THE HARD “THANK YOUS”

Being thankful requires hard work.  Eating turkey or watching a silly football game will never bring about true thankfulness.  Sunday I preached about the need to give thanks even in and for difficult circumstances in our lives.  St. Paul was able to write that his imprisonment “has really served to advance the gospel” in Philippians 1:12.  In that same letter he would go on to write in 4:6 “do not be anxious about anything, but in everything by prayer and supplication with thanksgiving let your requests be made known to God.”  The two most important words for me, right now, in that sentence is “everything” and “thanksgiving”. 

A part of processing giving thanks in hard times, for me, was a chapter in Wayne Cordeiro’s book Leading on Empty.  This book has been very helpful to me as pastor, and I am thankful for all of it.  However, “Chapter Three—Power Perfected in Weakness” was particularly moving.  Cordeiro sprinkles the chapter with a healthy dose of quotations from notable people who have commented on their own struggles and how it has helped them become better. 

  • “We shall draw from the heart of suffering itself the means of inspiration and survival.”—Winston Churchill 
  • “The ultimate measure of a man is not where he stands in moments of comfort and convenience, but where he stands at times of challenge and controversy.”—Martin Luther King, Jr.
  • “We must accept finite disappointment, but never lose infinite hope.”—Martin Luther King, Jr.
  • “I am told God loves me—and yet the reality of darkness and coldness and emptiness is so great that nothing touches my soul.”—Mother Teresa
  • “I seem forsaken and alone, I hear the lion roar; and every door is shut but one, and that is Mercy’s door”—William Cowper
  • “The ministry is a matter which wears the brain and strains the heart, and drains out of the life of a man if he attends to it as he should.”—Charles Spurgeon
  • “I am now the most miserable man living . . . Whether I shall ever be better, I cannot tell.  I awfully forebode I shall not.”—Abraham Lincoln
  • “We turn to God for help when our foundations are shaking, only to learn that it is God who is shaking them.”—Charles C. West
  • “Character cannot be developed in ease and quiet.  Only through experiences of trial and suffering can the soul be strengthened, vision cleared, ambition inspired, and success achieved.”—Helen Keller  

I’ve been thinking about these quotations, my own struggles in ministry with both success and failure; and where I think I can improve in the future.  The MLK quotes stand out in my mind the strongest.  As a white man I will never truly know the kind of social injustice he faced and the kind of courage it took for him to be the hero that he was and is; however, I understand his twin concepts of hope in the face of hopelessness and the nature of integrity emerging our of hardship.  Both of them are universal.

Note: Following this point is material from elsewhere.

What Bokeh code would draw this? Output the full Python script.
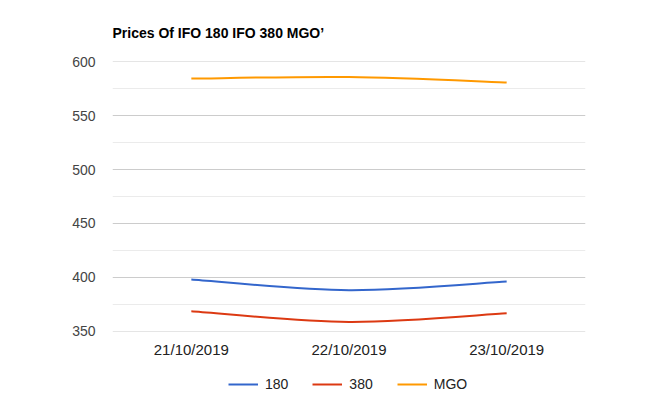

Life is good; but every good life has times of intense trial.  The difference between genuine success as a human being is not letting the hardships define who we are or become.  We cannot allow the difficulties to define us.  Instead, it is our response to these difficulties out of which greatness comes.  If this is true; then I must learn to give thanks for those hard times in my life that have helped me become the person I am right now.